Le voici, enfin, le héros, tout de noir vêtu, son large triskell, posé sur la poitrine, ne le quitte plus depuis ce très fameux concert anniversaire à l'Olympia de Paris, en mars 2012.
« Bonsoir à tous. Je tenais tout d'abord à remercier la municipalité d'Enghien de nous avoir invités pour célébrer, avec vous, cette Saint-Patrick. Je vais vous présenter et vous parler un peu de mes harpes. Je n'ai jamais aimé faire ce que font les autres. Aussi, depuis la première harpe construite par mon père, je n'ai eu de cesse de faire avancer, techniquement, cet instrument.
Ce sont, toutes, des prototypes… elles sont uniques. Comme nous fêtons le St Patron de l'Irlande, je vais commencer par le premier chant gaélique entendu dans ma jeunesse, « Eibhlin » .
Interprétée, A capella, le chanteur réalise une belle performance vocale.
« Nous allons continuer un peu avec quelques chansons que j'ai reprises lors de mon dernier Olympia. Pour cela je fais m'installer devant ma harpe bardique aux cordes acier pour vous interpréter diverses chansons issues de mon premier album « Reflets » . La chanson que je vais vous interpréter, je l'ai jouée, à mes débuts, avec Steve Waring ».
Pour ceux qui l'ignoreraient, Steve Waring, chanteur et guitariste américain fréquentait, tout comme Alan, à l'époque, l'historique American Center de Paris.
Loquace, Stivell parle et tente d'accorder sa harpe mais, déconcentré, il rencontre quelques difficultés à le faire correctement.
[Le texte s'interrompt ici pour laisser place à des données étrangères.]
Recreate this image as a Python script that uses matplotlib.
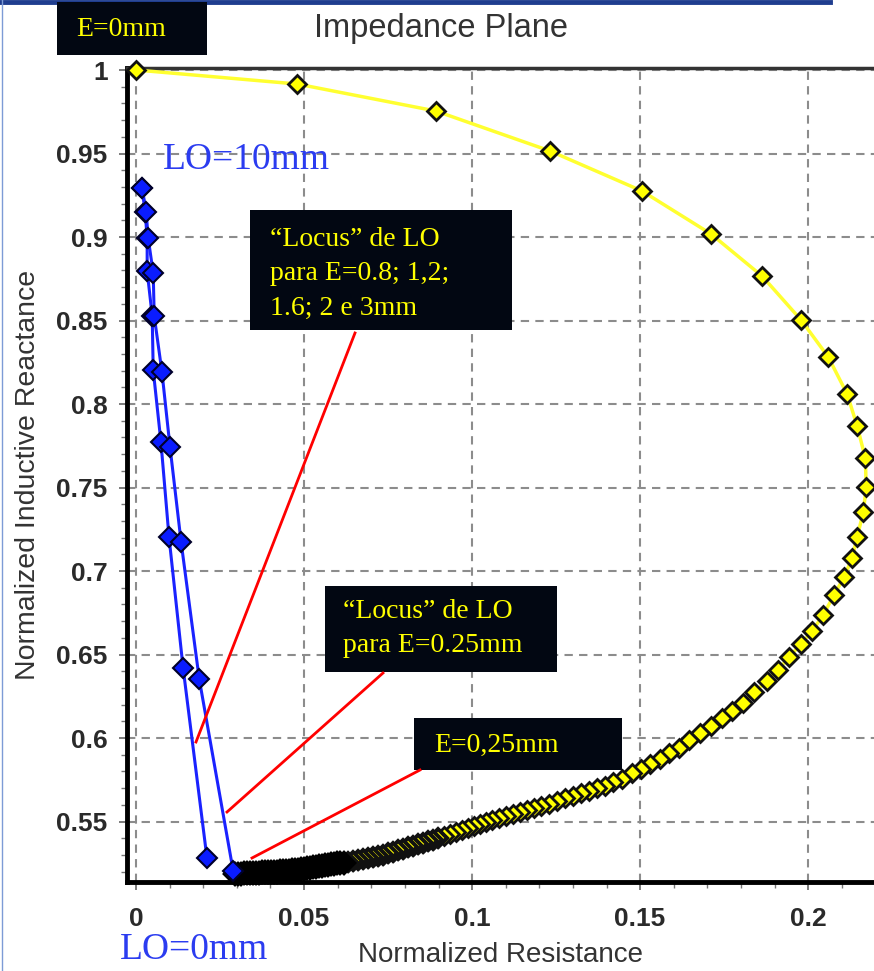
"""
Impedance plane chart: E=0mm curve plus LO loci, with slide-style callouts.
"""

import matplotlib

matplotlib.use("Agg")
import matplotlib.pyplot as plt
from matplotlib.lines import Line2D
from matplotlib.patches import Rectangle
from matplotlib.ticker import MultipleLocator


# E=0mm curve (yellow diamonds)
E0_R = [
    0.0000, 0.0480, 0.0893, 0.1232, 0.1506, 0.1711, 0.1863, 0.1979, 0.2060, 0.2116,
    0.2146, 0.2170, 0.2173, 0.2164, 0.2146, 0.2131, 0.2107, 0.2077, 0.2045, 0.2012,
    0.1979, 0.1943, 0.1911, 0.1878, 0.1839, 0.1807, 0.1774, 0.1744, 0.1711, 0.1679,
    0.1646, 0.1616, 0.1586, 0.1560, 0.1530, 0.1503, 0.1476, 0.1446, 0.1420, 0.1396,
    0.1372, 0.1348, 0.1324, 0.1301, 0.1277, 0.1253, 0.1229, 0.1205, 0.1185, 0.1164,
    0.1143, 0.1122, 0.1101, 0.1080, 0.1060, 0.1042, 0.1024, 0.1006, 0.0988, 0.0970,
    0.0952, 0.0935, 0.0917, 0.0899, 0.0884, 0.0869, 0.0854, 0.0839, 0.0824, 0.0810,
    0.0795, 0.0780, 0.0765, 0.0750, 0.0735, 0.0720, 0.0705, 0.0690, 0.0676, 0.0661,
    0.0646, 0.0631, 0.0619, 0.0607, 0.0598, 0.0589, 0.0580, 0.0571, 0.0562, 0.0554,
    0.0545, 0.0536, 0.0527, 0.0518, 0.0509, 0.0500, 0.0491, 0.0482, 0.0473, 0.0464,
    0.0455, 0.0446, 0.0437, 0.0429, 0.0420, 0.0411, 0.0402, 0.0393, 0.0384, 0.0375,
    0.0366, 0.0357, 0.0348, 0.0339, 0.0330, 0.0321, 0.0313, 0.0304, 0.0295,
]
E0_X = [
    1.0000, 0.9916, 0.9754, 0.9515, 0.9275, 0.9018, 0.8766, 0.8503, 0.8281, 0.8060,
    0.7868, 0.7677, 0.7503, 0.7353, 0.7204, 0.7078, 0.6964, 0.6856, 0.6737, 0.6641,
    0.6563, 0.6485, 0.6407, 0.6341, 0.6275, 0.6210, 0.6162, 0.6120, 0.6072, 0.6030,
    0.5988, 0.5940, 0.5910, 0.5874, 0.5844, 0.5814, 0.5790, 0.5754, 0.5737, 0.5713,
    0.5701, 0.5683, 0.5671, 0.5653, 0.5641, 0.5623, 0.5605, 0.5593, 0.5581, 0.5569,
    0.5557, 0.5545, 0.5533, 0.5521, 0.5509, 0.5497, 0.5485, 0.5473, 0.5461, 0.5449,
    0.5437, 0.5425, 0.5413, 0.5401, 0.5392, 0.5383, 0.5374, 0.5365, 0.5356, 0.5347,
    0.5338, 0.5329, 0.5320, 0.5311, 0.5302, 0.5293, 0.5287, 0.5281, 0.5275, 0.5269,
    0.5263, 0.5257, 0.5254, 0.5251, 0.5249, 0.5246, 0.5243, 0.5240, 0.5237, 0.5234,
    0.5231, 0.5228, 0.5225, 0.5222, 0.5219, 0.5216, 0.5214, 0.5212, 0.5210, 0.5208,
    0.5206, 0.5204, 0.5202, 0.5201, 0.5200, 0.5199, 0.5198, 0.5198, 0.5196, 0.5195,
    0.5194, 0.5192, 0.5192, 0.5192, 0.5190, 0.5189, 0.5188, 0.5187, 0.5186,
]

# LO loci (blue diamonds), LO=10mm at the top down to LO=0mm
LO_THICK_R = [0.0018, 0.0027, 0.0033, 0.0033, 0.0048, 0.0051, 0.0074, 0.0098, 0.0140, 0.0211]
LO_THICK_X = [0.9293, 0.9150, 0.8994, 0.8796, 0.8527, 0.8204, 0.7772, 0.7204, 0.6419, 0.5281]
LO_025_R = [0.0018, 0.0030, 0.0036, 0.0051, 0.0054, 0.0077, 0.0101, 0.0134, 0.0188, 0.0289]
LO_025_X = [0.9293, 0.9150, 0.8994, 0.8784, 0.8527, 0.8192, 0.7743, 0.7174, 0.6353, 0.5204]

X_TICKS = [0, 0.05, 0.1, 0.15, 0.2]
X_TICK_LABELS = ["0", "0.05", "0.1", "0.15", "0.2"]
Y_TICKS = [0.55, 0.6, 0.65, 0.7, 0.75, 0.8, 0.85, 0.9, 0.95, 1.0]
Y_TICK_LABELS = ["0.55", "0.6", "0.65", "0.7", "0.75", "0.8", "0.85", "0.9", "0.95", "1"]

W, H = 874, 971
SANS = ["Liberation Sans", "DejaVu Sans"]
SERIF = ["Liberation Serif", "DejaVu Serif"]
BOX_BG = "#020712"
LO_BLUE = "#2b3cf0"


def fxy(px, py):
    return px / W, 1 - py / H


def callout_box(fig, x0, y0, x1, y1, lines, tx, ty, step=34):
    fig.patches.append(Rectangle(fxy(x0, y1), (x1 - x0) / W, (y1 - y0) / H,
                                 transform=fig.transFigure, facecolor=BOX_BG,
                                 edgecolor="none", zorder=5))
    for i, s in enumerate(lines):
        fig.text(*fxy(tx, ty + i * step), s, family=SERIF, fontsize=20,
                 color="#ffff00", ha="left", va="center", zorder=6)


def red_line(fig, p0, p1):
    (x0, y0), (x1, y1) = fxy(*p0), fxy(*p1)
    fig.add_artist(Line2D([x0, x1], [y0, y1], color="#ff0000", lw=2,
                          transform=fig.transFigure, zorder=7))


fig = plt.figure(figsize=(W / 100, H / 100), dpi=100)
ax = fig.add_axes([127 / W, 1 - 882 / H, 1 - 127 / W, (882 - 68) / H])

ax.plot(E0_R, E0_X, color="#ffff30", lw=2.5, zorder=3, clip_on=False)
ax.plot(E0_R, E0_X, ls="none", marker="D", ms=9.2, mfc="#ffff00", mec="#111111",
        mew=2.0, zorder=4, clip_on=False)

# the crowded tail of the curve renders almost solid black in the original
mid = [i for i, r in enumerate(E0_R) if 0.062 <= r < 0.09 and i > 40]
low = [i for i, r in enumerate(E0_R) if r < 0.062 and i > 40]
ax.plot([E0_R[i] for i in mid], [E0_X[i] for i in mid], ls="none", marker="D",
        ms=9.2, mfc="#ffff00", mec="#111111", mew=2.8, zorder=4.1, clip_on=False)
ax.plot([E0_R[i] for i in low], [E0_X[i] for i in low], ls="none", marker="D",
        ms=9.6, mfc="#ffff00", mec="#000000", mew=4.0, zorder=4.2, clip_on=False)

for r, x in [(LO_THICK_R, LO_THICK_X), (LO_025_R, LO_025_X)]:
    ax.plot(r, x, color="#1a22ff", lw=2.2, marker="D", ms=10.5, mfc="#0a1cff",
            mec="#00002a", mew=1.5, zorder=5, clip_on=False)

ax.set_xlim(-0.0027, 0.2196)
ax.set_ylim(0.5138, 1.0012)
ax.set_xticks(X_TICKS)
ax.set_xticklabels(X_TICK_LABELS)
ax.set_yticks(Y_TICKS)
ax.set_yticklabels(Y_TICK_LABELS)
ax.xaxis.set_minor_locator(MultipleLocator(0.01))
ax.yaxis.set_minor_locator(MultipleLocator(0.01))
ax.tick_params(which="major", length=6, width=1.2, color="#666666",
               labelsize=19, labelcolor="#2a2a2a")
ax.tick_params(axis="x", which="major", pad=12)
ax.tick_params(axis="y", which="major", pad=8)
ax.tick_params(which="minor", length=4, width=1, color="#777777")
for lab in ax.get_xticklabels() + ax.get_yticklabels():
    lab.set_family(SANS)
    lab.set_fontweight("bold")

ax.grid(True, which="major", color="#8c8c8c", lw=1.5, linestyle=(0, (4, 3)))
ax.set_axisbelow(True)
ax.spines["right"].set_visible(False)
ax.spines["left"].set_linewidth(3.5)
ax.spines["bottom"].set_linewidth(3.5)
ax.spines["top"].set_linewidth(2.5)
ax.spines["top"].set_color("#333333")

fig.text(*fxy(441, 28), "Impedance Plane", family=SANS, fontsize=23.5,
         color="#333333", ha="center", va="center")
fig.text(*fxy(500, 955), "Normalized Resistance", family=SANS, fontsize=20,
         color="#333333", ha="center", va="center")
fig.text(*fxy(28, 475), "Normalized Inductive Reactance", family=SANS, fontsize=20.5,
         color="#333333", ha="center", va="center", rotation=90)

# slide frame
fig.add_artist(Line2D([0, 830 / W], [1 - 2 / H, 1 - 2 / H], color="#1f3d8f", lw=3.5,
                      transform=fig.transFigure))
fig.add_artist(Line2D([1.5 / W, 1.5 / W], [0, 1], color="#7d9bd6", lw=1,
                      transform=fig.transFigure))

callout_box(fig, 57, 2, 207, 55, ["E=0mm"], 76, 30)
callout_box(fig, 250, 210, 512, 330,
            ["\u201cLocus\u201d de LO", "para E=0.8; 1,2;", "1.6; 2 e 3mm"], 270, 240)
callout_box(fig, 325, 586, 557, 672, ["\u201cLocus\u201d de LO", "para E=0.25mm"], 343, 612)
callout_box(fig, 414, 718, 622, 770, ["E=0,25mm"], 434, 745)

fig.text(*fxy(163, 160), "LO=10mm", family=SERIF, fontsize=27, color=LO_BLUE,
         ha="left", va="center")
fig.text(*fxy(120, 950), "LO=0mm", family=SERIF, fontsize=27, color=LO_BLUE,
         ha="left", va="center")

red_line(fig, (355, 333), (196, 742))
red_line(fig, (383, 673), (227, 812))
red_line(fig, (420, 770), (252, 858))

fig.savefig("out.png", dpi=100)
Il ajoute avec humour :
« J'essaie d'accorder ma harpe, mais comme je parle et que je ne suis pas une femme, je n'arrive pas à faire deux choses en même temps » .
Ce qui a pour effet de provoquer, dans la salle, rires et applaudissements.
Le musicien enchaîne avec un remarquable poème de Yann Ber Kalloc'h : « Je suis né au milieu de la mer » … dont il fit une très jolie adaptation musicale. Nous sommes attentifs à ce joli texte accompagné, délicatement, à la harpe… puis le récit fait place au chant :
« Mon père naguère était marin,
Je l'ai rejoint,
A cette guerre… » .
« J'ai écrit, voici quelques mois, un ouvrage sur les légendes celtiques. Ces contes ont souvent été, pour moi, la source de mon inspiration musicale » .
Si le magnifique livre écrit par l'artiste (voir le site) narre l'histoire légendaire de tous ces héros celtiques, il s'agit bien d'une véritable légende, mais vivante cette fois, qui captive les spectateurs avec sa voix mélodieuse tandis que les notes fluides ruissellent des cordes acier de sa célèbre harpe bardique.
L'artiste enchaîne avec un autre poème composé, récemment, par lui… « La lune était devenue rousse… » .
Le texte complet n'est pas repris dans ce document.